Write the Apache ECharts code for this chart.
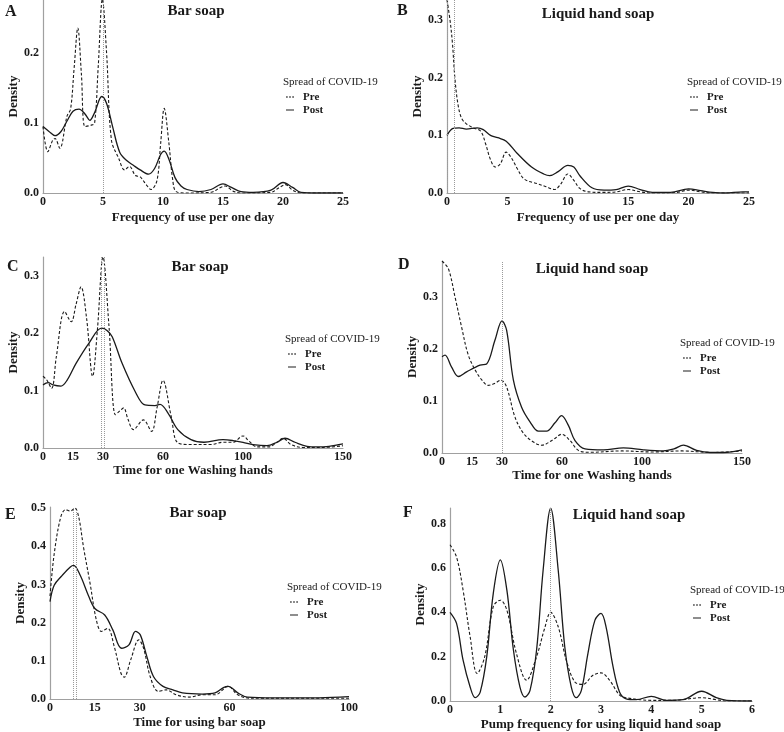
<!DOCTYPE html>
<html><head><meta charset="utf-8">
<script src="https://cdn.jsdelivr.net/npm/echarts@6/dist/echarts.min.js"></script>
<style>html,body{margin:0;padding:0;background:#fff}#c{width:784px;height:732px}</style>
</head><body><div id="c"></div>
<script>
// ---------- DATA ----------
const groupNames = ['Pre', 'Post'];
const legendTitle = 'Spread of COVID-19';
const panelLetters = ['A', 'B', 'C', 'D', 'E', 'F'];
const panelTitles = ['Bar soap', 'Liquid hand soap', 'Bar soap', 'Liquid hand soap', 'Bar soap', 'Liquid hand soap'];
const xNames = ['Frequency of use per one day', 'Frequency of use per one day', 'Time for one Washing hands', 'Time for one Washing hands', 'Time for using bar soap', 'Pump frequency for using liquid hand soap'];
const yName = 'Density';

const xTicksA = [0, 5, 10, 15, 20, 25];
const xTicksB = [0, 5, 10, 15, 20, 25];
const xTicksC = [0, 15, 30, 60, 100, 150];
const xTicksD = [0, 15, 30, 60, 100, 150];
const xTicksE = [0, 15, 30, 60, 100];
const xTicksF = [0, 1, 2, 3, 4, 5, 6];

const refA = [5];
const refB = [0, 0.6];
const refC = [29, 30.5];
const refD = [30];
const refE = [7.7, 8.7];
const refF = [2];

const aPre = [[0,0.095],[0.4,0.059],[0.8,0.075],[1,0.078],[1.4,0.064],[2,0.11],[2.3,0.12],[2.6,0.18],[2.9,0.236],[3.2,0.17],[3.5,0.095],[4,0.097],[4.3,0.1],[4.6,0.18],[4.95,0.277],[5.3,0.2],[5.7,0.076],[6.3,0.05],[6.8,0.033],[7.2,0.038],[7.7,0.025],[8.1,0.023],[8.6,0.012],[9,0.005],[9.5,0.018],[9.8,0.07],[10.1,0.121],[10.5,0.07],[10.8,0.02],[11.1,0.002],[12,0],[14,0.001],[14.8,0.008],[15.2,0.01],[15.8,0.003],[16.5,0],[19,0.001],[19.7,0.008],[20.2,0.012],[20.8,0.004],[21.5,0],[25,0]];
const aPost = [[0,0.095],[0.5,0.088],[1,0.082],[1.5,0.088],[2,0.103],[2.5,0.117],[3,0.12],[3.5,0.113],[3.9,0.104],[4.3,0.115],[4.9,0.138],[5.3,0.128],[5.8,0.095],[6.4,0.058],[7,0.046],[7.5,0.04],[8.1,0.033],[8.8,0.027],[9.3,0.035],[9.8,0.055],[10.1,0.06],[10.5,0.048],[11,0.022],[11.5,0.01],[12,0.005],[13,0.002],[14,0.005],[15,0.013],[15.7,0.008],[16.5,0.002],[17.5,0.001],[19,0.004],[20,0.015],[20.8,0.008],[21.5,0.001],[23,0],[25,0]];

const bPre = [[0,0.335],[0.25,0.3],[0.45,0.26],[0.65,0.2],[0.9,0.155],[1.2,0.13],[1.6,0.12],[2.2,0.113],[2.8,0.107],[3.2,0.085],[3.6,0.058],[4,0.045],[4.4,0.05],[4.9,0.071],[5.3,0.062],[5.8,0.043],[6.4,0.024],[7.5,0.016],[8.2,0.011],[8.9,0.006],[9.4,0.015],[10,0.033],[10.5,0.022],[11,0.008],[11.7,0.002],[13,0.001],[14,0.002],[15,0.006],[16,0.002],[17,0],[19,0.001],[20,0.005],[21,0.002],[22,0],[25,0]];
const bPost = [[0,0.1],[0.5,0.112],[1,0.113],[1.6,0.111],[2.5,0.113],[3,0.11],[3.6,0.1],[4.2,0.096],[4.9,0.09],[5.8,0.069],[7,0.045],[8,0.033],[8.5,0.03],[9.2,0.037],[10,0.048],[10.5,0.045],[11,0.03],[12,0.009],[13,0.005],[14,0.006],[15,0.012],[16,0.006],[17,0.001],[18.5,0.001],[20,0.007],[21,0.004],[22,0.001],[23,0],[24.5,0.002],[25,0.002]];

const cPre = [[0,0.125],[1.8,0.119],[4.3,0.104],[6.7,0.16],[10.8,0.238],[14.1,0.22],[16.5,0.25],[19,0.281],[21.8,0.226],[24.8,0.125],[27.2,0.206],[30,0.333],[33,0.212],[36.2,0.058],[38.5,0.065],[40.3,0.07],[42.5,0.05],[45.2,0.032],[50.2,0.049],[54.3,0.029],[57,0.07],[60,0.118],[64.1,0.055],[67.4,0.009],[74,0.006],[84,0.006],[90,0.01],[95,0.01],[100,0.021],[103,0.012],[107,0.002],[113,0.002],[117,0.01],[120,0.017],[124,0.006],[130,0.001],[140,0.001],[150,0.004]];
const cPost = [[0,0.11],[2.6,0.114],[5,0.11],[9,0.108],[12,0.118],[16.6,0.148],[23,0.183],[29.3,0.209],[32,0.205],[34.6,0.194],[39.5,0.148],[46,0.099],[51,0.075],[56,0.074],[58.5,0.076],[62.5,0.061],[67.4,0.032],[74,0.0145],[80.5,0.01],[90,0.0145],[95,0.013],[100,0.01],[105,0.006],[112,0.004],[117,0.01],[121,0.017],[126,0.01],[132,0.003],[137,0.002],[143,0.003],[150,0.007]];

const dPre = [[0,0.369],[3.2,0.354],[6.5,0.3],[9.8,0.242],[13,0.19],[16.5,0.16],[20,0.14],[23,0.13],[26,0.133],[29.5,0.14],[32.3,0.127],[36.5,0.069],[40.7,0.038],[45.7,0.021],[49.8,0.015],[55.7,0.026],[59.8,0.036],[64,0.024],[68.2,0.005],[74,0.0013],[90,0.004],[105,0.002],[120,0.004],[135,0.001],[150,0.004]];
const dPost = [[0,0.185],[1.5,0.188],[4.8,0.165],[8.2,0.147],[12.3,0.156],[19,0.169],[22.3,0.171],[26.5,0.217],[30,0.254],[32.3,0.236],[35.7,0.14],[39.8,0.088],[44,0.06],[48.2,0.042],[52.3,0.042],[56.5,0.058],[59.8,0.072],[63.2,0.053],[66.5,0.024],[71.5,0.008],[80.7,0.006],[90.7,0.01],[100.7,0.006],[110.7,0.004],[116,0.008],[120.7,0.015],[127.3,0.005],[134,0.001],[140.7,0.001],[150,0.006]];

const ePre = [[0,0.27],[1.4,0.38],[3.6,0.477],[5.2,0.496],[6.8,0.492],[8.3,0.5],[9.6,0.477],[11.2,0.398],[13.4,0.303],[15.5,0.207],[17.2,0.177],[19.3,0.185],[21.5,0.137],[23.7,0.068],[24.8,0.057],[27,0.103],[29.7,0.155],[31.3,0.133],[33.5,0.059],[36.2,0.02],[38.9,0.024],[42.2,0.011],[46.5,0.005],[50.9,0.011],[55.2,0.011],[59.6,0.033],[62.8,0.011],[67,0.002],[100,0.002]];
const ePost = [[0,0.255],[1.4,0.298],[4.1,0.324],[6.8,0.346],[7.9,0.35],[10.1,0.324],[12.8,0.272],[15,0.237],[18.3,0.22],[21,0.181],[23.9,0.133],[26.4,0.142],[28.6,0.177],[30.2,0.168],[32.4,0.111],[34.6,0.059],[37.8,0.033],[41.1,0.024],[44.3,0.016],[50.9,0.013],[55.2,0.016],[58,0.03],[59.6,0.033],[62.8,0.016],[66,0.005],[75,0.003],[90,0.003],[100,0.006]];

const fPre = [[0,0.705],[0.13,0.65],[0.26,0.5],[0.4,0.29],[0.54,0.124],[0.69,0.2],[0.86,0.426],[1,0.455],[1.13,0.41],[1.32,0.214],[1.52,0.094],[1.72,0.2],[1.88,0.328],[2,0.4],[2.15,0.335],[2.31,0.184],[2.48,0.086],[2.64,0.075],[2.84,0.116],[3,0.127],[3.17,0.094],[3.37,0.026],[3.5,0.015],[3.77,0.006],[4,0.003],[4.43,0.003],[5,0.015],[5.29,0.006],[5.5,0],[6,0]];
const fPost = [[0,0.4],[0.13,0.35],[0.26,0.184],[0.4,0.063],[0.5,0.015],[0.6,0.04],[0.73,0.2],[0.86,0.486],[1,0.637],[1.13,0.5],[1.26,0.23],[1.39,0.063],[1.49,0.018],[1.59,0.048],[1.72,0.23],[1.85,0.59],[2,0.87],[2.15,0.59],[2.28,0.245],[2.41,0.063],[2.51,0.015],[2.61,0.048],[2.74,0.214],[2.88,0.365],[3,0.395],[3.1,0.335],[3.24,0.154],[3.37,0.04],[3.5,0.01],[3.7,0.006],[4,0.021],[4.3,0.003],[4.63,0.006],[5,0.044],[5.29,0.015],[5.5,0.003],[6,0]];

// ---------- LAYOUT (not data) ----------
const FONT = '"Liberation Serif","Times New Roman",serif';
const panels = [
  {pre:aPre, post:aPost, ticks:xTicksA, refs:refA, xMax:25, xInt:5, yMax:0.276, yInt:0.1,
   grid:{left:43, top:0, width:300, height:193}, letter:[5,4], title:[196,3], leg:[283,76], nameGap:18},
  {pre:bPre, post:bPost, ticks:xTicksB, refs:refB, xMax:25, xInt:5, yMax:0.335, yInt:0.1,
   grid:{left:447, top:0, width:302, height:193}, letter:[397,3], title:[598,6], leg:[687,76], nameGap:18},
  {pre:cPre, post:cPost, ticks:xTicksC, refs:refC, xMax:150, xInt:5, yMax:0.333, yInt:0.1,
   grid:{left:43, top:257, width:300, height:191}, letter:[7,259], title:[200,259], leg:[285,333], nameGap:16},
  {pre:dPre, post:dPost, ticks:xTicksD, refs:refD, xMax:150, xInt:5, yMax:0.369, yInt:0.1,
   grid:{left:442, top:261, width:300, height:192}, letter:[398,257], title:[592,261], leg:[680,337], nameGap:14},
  {pre:ePre, post:ePost, ticks:xTicksE, refs:refE, xMax:100, xInt:5, yMax:0.503, yInt:0.1,
   grid:{left:50, top:507, width:299, height:192}, letter:[5,507], title:[198,505], leg:[287,581], nameGap:17},
  {pre:fPre, post:fPost, ticks:xTicksF, refs:refF, xMax:6, xInt:1, yMax:0.871, yInt:0.2,
   grid:{left:450, top:508, width:302, height:193}, letter:[403,505], title:[629,507], leg:[690,584], nameGap:17}
];

const ink = '#1a1a1a';
const axisGray = '#a0a0a0';
const preIcon = 'path://M0,0h2v1h-2zM3.5,0h2v1h-2zM7,0h2v1h-2z';
const postIcon = 'path://M0,0h9v1h-9z';
const option = {
  backgroundColor: '#fff',
  animation: false,
  grid: [], xAxis: [], yAxis: [], series: [], title: [], legend: []
};

panels.forEach((p, i) => {
  option.grid.push(Object.assign({outerBoundsMode: 'none', containLabel: false}, p.grid));
  const ticks = p.ticks;
  option.xAxis.push({
    type: 'value', gridIndex: i, min: 0, max: p.xMax, interval: p.xInt,
    name: xNames[i], nameLocation: 'middle', nameGap: p.nameGap,
    nameTextStyle: {fontFamily: FONT, fontWeight: 'bold', fontSize: 13, color: ink},
    axisLine: {show: true, onZero: false, lineStyle: {color: axisGray, width: 1.2}},
    axisTick: {show: false}, splitLine: {show: false},
    axisLabel: {margin: 3, fontFamily: FONT, fontWeight: 'bold', fontSize: 12, color: ink,
      formatter: v => ticks.some(t => Math.abs(t - v) < 1e-6) ? String(Math.round(v)) : ''}
  });
  const yi = p.yInt;
  option.yAxis.push({
    type: 'value', gridIndex: i, min: 0, max: p.yMax, interval: yi,
    name: yName, nameLocation: 'middle', nameGap: 23,
    nameTextStyle: {fontFamily: FONT, fontWeight: 'bold', fontSize: 13, color: ink},
    axisLine: {show: true, lineStyle: {color: axisGray, width: 1.2}},
    axisTick: {show: false}, splitLine: {show: false},
    axisLabel: {margin: 4, fontFamily: FONT, fontWeight: 'bold', fontSize: 12, color: ink,
      formatter: v => Math.abs(v / yi - Math.round(v / yi)) < 1e-6 ? v.toFixed(1) : ''}
  });
  option.series.push({
    type: 'line', name: groupNames[0], xAxisIndex: i, yAxisIndex: i, data: p.pre,
    smooth: 0.35, symbol: 'none', lineStyle: {color: ink, width: 1.1, type: [3, 2]}, itemStyle: {color: ink},
    markLine: {silent: true, symbol: ['none', 'none'], label: {show: false},
      lineStyle: {color: '#9a9a9a', type: [1, 1], width: 1},
      data: p.refs.map(r => ({xAxis: r}))}
  });
  option.series.push({
    type: 'line', name: groupNames[1], xAxisIndex: i, yAxisIndex: i, data: p.post,
    smooth: 0.35, symbol: 'none', lineStyle: {color: ink, width: 1.3, type: 'solid'}, itemStyle: {color: ink}
  });
  option.title.push({text: panelLetters[i], left: p.letter[0], top: p.letter[1], padding: 0,
    textStyle: {fontFamily: FONT, fontWeight: 'bold', fontSize: 16, color: ink, lineHeight: 16}});
  option.title.push({text: panelTitles[i], left: p.title[0], top: p.title[1], padding: 0, textAlign: 'center',
    textStyle: {fontFamily: FONT, fontWeight: 'bold', fontSize: 15, color: ink, lineHeight: 16}});
  option.title.push({text: legendTitle, left: p.leg[0], top: p.leg[1], padding: 0,
    textStyle: {fontFamily: FONT, fontWeight: 'normal', fontSize: 11, color: ink, lineHeight: 12}});
  option.legend.push({
    data: [{name: groupNames[0], icon: preIcon}, {name: groupNames[1], icon: postIcon}],
    orient: 'vertical', left: p.leg[0] + 3, top: p.leg[1] + 15, padding: 0,
    itemWidth: 8, itemHeight: 2, itemGap: 1, selectedMode: false,
    itemStyle: {color: '#000', borderWidth: 0},
    textStyle: {fontFamily: FONT, fontWeight: 'bold', fontSize: 11, color: ink, lineHeight: 12, padding: [0, 0, 0, 4]}
  });
});

const chart = echarts.init(document.getElementById('c'), null, {renderer: 'canvas'});
chart.setOption(option);
</script>
</body></html>
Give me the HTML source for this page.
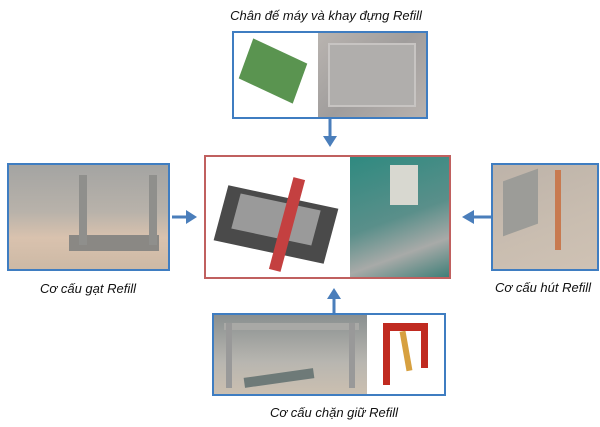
<!DOCTYPE html>
<html><head><meta charset="utf-8"><style>
body{margin:0;width:600px;height:427px;background:#fff;position:relative;overflow:hidden;font-family:"Liberation Sans",sans-serif}
.b{position:absolute;box-sizing:border-box;border:2px solid #3f7dc1;overflow:hidden}
.r{border-color:#c0605f}
.p{position:absolute;top:0;bottom:0}
.l{position:absolute;font-style:italic;font-size:13px;color:#111;white-space:nowrap;transform:translateX(-50%)}
</style></head><body>
<div class="l" style="left:326px;top:8px">Chân đế máy và khay đựng Refill</div>
<div class="b" style="left:232px;top:31px;width:196px;height:88px">
 <div class="p" style="left:0;width:82px;background:#fff">
  <div style="position:absolute;left:12px;top:18px;width:54px;height:40px;background:#5a9450;transform:skew(-20deg,25deg)"></div>
 </div>
 <div class="p" style="left:84px;right:0;background:linear-gradient(135deg,#b9b4b0,#a09d9c 50%,#b8b2ae)">
  <div style="position:absolute;left:10px;top:10px;right:10px;bottom:10px;border:2px solid #c7c4c2;background:#b0aeac"></div>
 </div>
</div>
<div class="b" style="left:7px;top:163px;width:163px;height:108px;background:linear-gradient(180deg,#a4a4a2 0%,#b8b2aa 45%,#d9c2ae 70%,#cdb9a5 100%)">
 <div style="position:absolute;left:60px;top:70px;width:90px;height:16px;background:#8a8884"></div>
 <div style="position:absolute;left:70px;top:10px;width:8px;height:70px;background:#8f8f8c"></div>
 <div style="position:absolute;left:140px;top:10px;width:8px;height:70px;background:#8f8f8c"></div>
</div>
<div class="b r" style="left:204px;top:155px;width:247px;height:124px">
 <div class="p" style="left:0;width:142px;background:#fff">
  <div style="position:absolute;left:15px;top:40px;width:110px;height:55px;background:#4a4a4a;transform:skew(-15deg,12deg)"></div>
  <div style="position:absolute;left:30px;top:45px;width:80px;height:35px;background:#9a9a9a;transform:skew(-15deg,12deg)"></div>
  <div style="position:absolute;left:75px;top:20px;width:12px;height:95px;background:#c44040;transform:rotate(15deg)"></div>
 </div>
 <div class="p" style="left:144px;right:0;background:linear-gradient(160deg,#2f8a80,#5a8f8a 50%,#a8aaa8 75%,#3f7f78)">
  <div style="position:absolute;left:40px;top:8px;width:28px;height:40px;background:#d8d8d0"></div>
 </div>
</div>
<div class="b" style="left:491px;top:163px;width:108px;height:108px;background:linear-gradient(160deg,#bdb3a9,#c9bdb0 60%,#cfc2b4)">
 <div style="position:absolute;left:10px;top:10px;width:35px;height:55px;background:#9c9c98;transform:skew(0,-20deg)"></div>
 <div style="position:absolute;left:62px;top:5px;width:6px;height:80px;background:#c87a50"></div>
</div>
<div class="l" style="left:88px;top:281px">Cơ cấu gạt Refill</div>
<div class="l" style="left:543px;top:280px">Cơ cấu hút Refill</div>
<div class="b" style="left:212px;top:313px;width:234px;height:83px">
 <div class="p" style="left:0;width:153px;background:linear-gradient(180deg,#8a9090,#b8b6b0 60%,#cbbfb0)">
  <div style="position:absolute;left:10px;top:8px;width:135px;height:7px;background:#a9a9a6"></div>
  <div style="position:absolute;left:12px;top:8px;width:6px;height:65px;background:#999"></div>
  <div style="position:absolute;left:135px;top:8px;width:6px;height:65px;background:#999"></div>
  <div style="position:absolute;left:30px;top:58px;width:70px;height:10px;background:#6e7a78;transform:rotate(-8deg)"></div>
 </div>
 <div class="p" style="left:155px;right:0;background:#fff">
  <div style="position:absolute;left:14px;top:8px;width:44px;height:8px;background:#c02a20"></div>
  <div style="position:absolute;left:14px;top:8px;width:7px;height:62px;background:#c02a20"></div>
  <div style="position:absolute;left:52px;top:8px;width:7px;height:45px;background:#c02a20"></div>
  <div style="position:absolute;left:34px;top:16px;width:6px;height:40px;background:#d7a040;transform:rotate(-10deg)"></div>
 </div>
</div>
<div class="l" style="left:334px;top:405px">Cơ cấu chặn giữ Refill</div>
<svg width="600" height="427" style="position:absolute;left:0;top:0" fill="#4a7ebb" stroke="#4a7ebb">
 <line x1="330" y1="119" x2="330" y2="138" stroke-width="3"/><polygon points="323,136 337,136 330,147" stroke="none"/>
 <line x1="172" y1="217" x2="188" y2="217" stroke-width="3"/><polygon points="186,210 186,224 197,217" stroke="none"/>
 <line x1="491" y1="217" x2="472" y2="217" stroke-width="3"/><polygon points="474,210 474,224 462,217" stroke="none"/>
 <line x1="334" y1="313" x2="334" y2="297" stroke-width="3"/><polygon points="327,299 341,299 334,288" stroke="none"/>
</svg>
</body></html>
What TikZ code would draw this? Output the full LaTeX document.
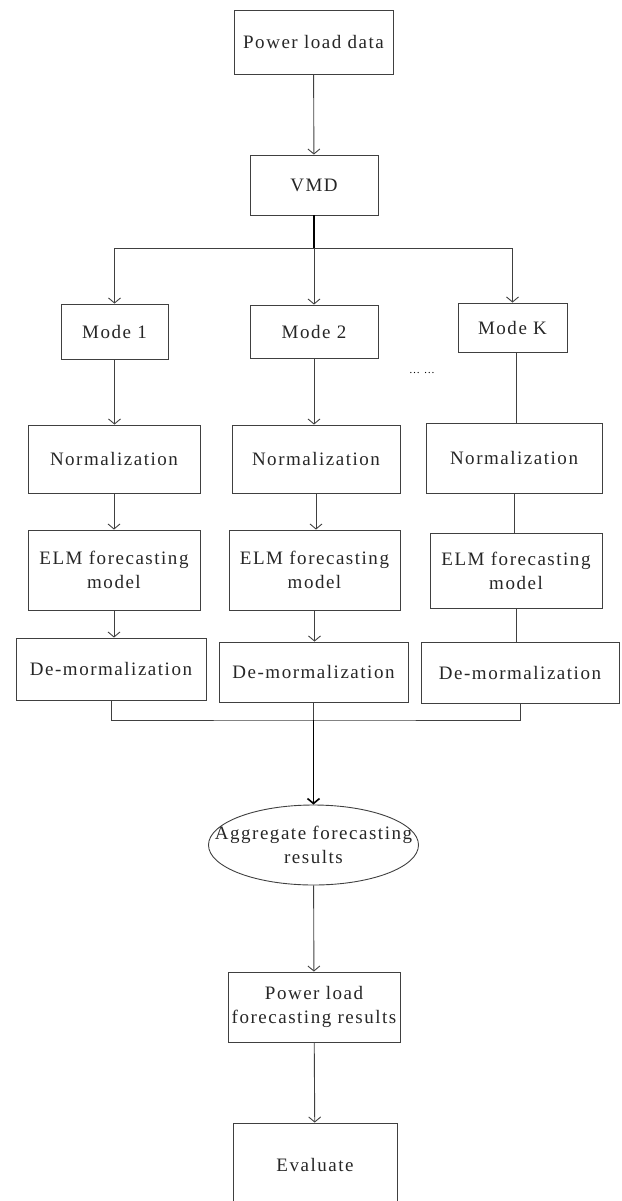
\documentclass[tikz,border=0pt]{standalone}
\usepackage{fontspec}
\setmainfont{Liberation Serif}[LetterSpace=8]
\usepackage{tikz}
\usetikzlibrary{calc,arrows.meta,shapes.geometric}
\tikzset{>={Straight Barb[length=5pt,width=12pt]}}
\tikzset{
  box/.style={draw=black!75,line width=0.9pt,inner sep=0pt,align=center,
    font=\fontsize{19}{24}\selectfont,text=black!85},
  oval/.style={box,ellipse,inner xsep=-40pt,inner ysep=2pt,
    minimum width=210pt,minimum height=80pt},
  link/.style={draw=black!75,line width=0.9pt},
  trunk/.style={draw=black,line width=1.6pt}
}

\begin{document}
\begin{tikzpicture}[x=1pt,y=-1pt]
      \useasboundingbox (0,0) rectangle (621,1201);

      % top part
      \node[box,minimum width=159pt,minimum height=64pt] (data) at (313.5,42) {Power load data};
      \node[box,minimum width=128pt,minimum height=60pt] (vmd) at (314,185) {VMD};
      \coordinate (split) at (314,248);

      % modes
      \node[box,minimum width=107pt,minimum height=55pt] (mode1) at (114.5,331.5) {Mode 1};
      \node[box,minimum width=128pt,minimum height=53pt] (mode2) at (314,331.5) {Mode 2};
      \node[box,minimum width=109pt,minimum height=49pt] (modeK) at (512.5,327.5) {Mode K};
      \node[font=\fontsize{11}{11}\selectfont] (dots) at (422,373) {… …};

      \node[box,minimum width=172pt,minimum height=68pt] (norm1) at (114,459) {Normalization};
      \node[box,minimum width=168pt,minimum height=68pt] (norm2) at (316,459) {Normalization};
      \node[box,minimum width=176pt,minimum height=70pt] (normK) at (514,458) {Normalization};

      \node[box,minimum width=172pt,minimum height=80pt] (elm1) at (114,570) {ELM forecasting\\model};
      \node[box,minimum width=171pt,minimum height=80pt] (elm2) at (314.5,570) {ELM forecasting\\model};
      \node[box,minimum width=172pt,minimum height=75pt] (elmK) at (516,570.5) {ELM forecasting\\model};

      \node[box,minimum width=190pt,minimum height=62pt] (de1) at (111,669) {De-mormalization};
      \node[box,minimum width=189pt,minimum height=60pt] (de2) at (313.5,672) {De-mormalization};
      \node[box,minimum width=198pt,minimum height=61pt] (deK) at (520,672.5) {De-mormalization};
      \coordinate (join) at (313.5,720);

      % bottom part
      \node[oval] (agg) at (313.5,845) {Aggregate forecasting\\results};
      \node[box,minimum width=172pt,minimum height=70pt] (plfr) at (314,1007) {Power load\\forecasting results};
      \node[box,minimum width=164pt,minimum height=84pt] (eval) at (315,1165) {Evaluate};

      \draw[link,->] (data) -- (vmd);
      \draw[trunk] (vmd.south) -- (split);
      \draw[link,->] (split) -| (mode1.north);
      \draw[link,->] (split) -- (mode2.north);
      \draw[link,->] (split) -| (modeK.north);

      \draw[link,->] (mode1.south) -- (mode1.south |- norm1.north);
      \draw[link,->] (mode2.south) -- (mode2.south |- norm2.north);
      \draw[link] ([xshift=4pt]modeK.south) -- ([xshift=4pt]modeK.south |- normK.north);

      \draw[link,->] (norm1.south) -- (norm1.south |- elm1.north);
      \draw[link,->] (norm2.south) -- (norm2.south |- elm2.north);
      \draw[link] (normK.south) -- (normK.south |- elmK.north);

      \draw[link,->] (elm1.south) -- (elm1.south |- de1.north);
      \draw[link,->] (elm2.south) -- (elm2.south |- de2.north);
      \draw[link] (elmK.south) -- (elmK.south |- deK.north);

      \draw[link] (de1.south) |- (join) -| (deK.south);
      \draw[link] (de2.south) -- (join);
      \draw[trunk,->] (join) -- (agg.north);

      \draw[link,->] (agg) -- (plfr);
      \draw[link,->] (plfr) -- (eval);
\end{tikzpicture}
\end{document}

───

### Task prompt
Leave out the pictures and repeat the lines from the start of the material through the line with "const refF = [2];", inclusive.

### Final result
Write the Apache ECharts code for this chart.
<!DOCTYPE html>
<html><head><meta charset="utf-8">
<script src="https://cdn.jsdelivr.net/npm/echarts@6/dist/echarts.min.js"></script>
<style>html,body{margin:0;padding:0;background:#fff}#c{width:784px;height:732px}</style>
</head><body><div id="c"></div>
<script>
// ---------- DATA ----------
const groupNames = ['Pre', 'Post'];
const legendTitle = 'Spread of COVID-19';
const panelLetters = ['A', 'B', 'C', 'D', 'E', 'F'];
const panelTitles = ['Bar soap', 'Liquid hand soap', 'Bar soap', 'Liquid hand soap', 'Bar soap', 'Liquid hand soap'];
const xNames = ['Frequency of use per one day', 'Frequency of use per one day', 'Time for one Washing hands', 'Time for one Washing hands', 'Time for using bar soap', 'Pump frequency for using liquid hand soap'];
const yName = 'Density';

const xTicksA = [0, 5, 10, 15, 20, 25];
const xTicksB = [0, 5, 10, 15, 20, 25];
const xTicksC = [0, 15, 30, 60, 100, 150];
const xTicksD = [0, 15, 30, 60, 100, 150];
const xTicksE = [0, 15, 30, 60, 100];
const xTicksF = [0, 1, 2, 3, 4, 5, 6];

const refA = [5];
const refB = [0, 0.6];
const refC = [29, 30.5];
const refD = [30];
const refE = [7.7, 8.7];
const refF = [2];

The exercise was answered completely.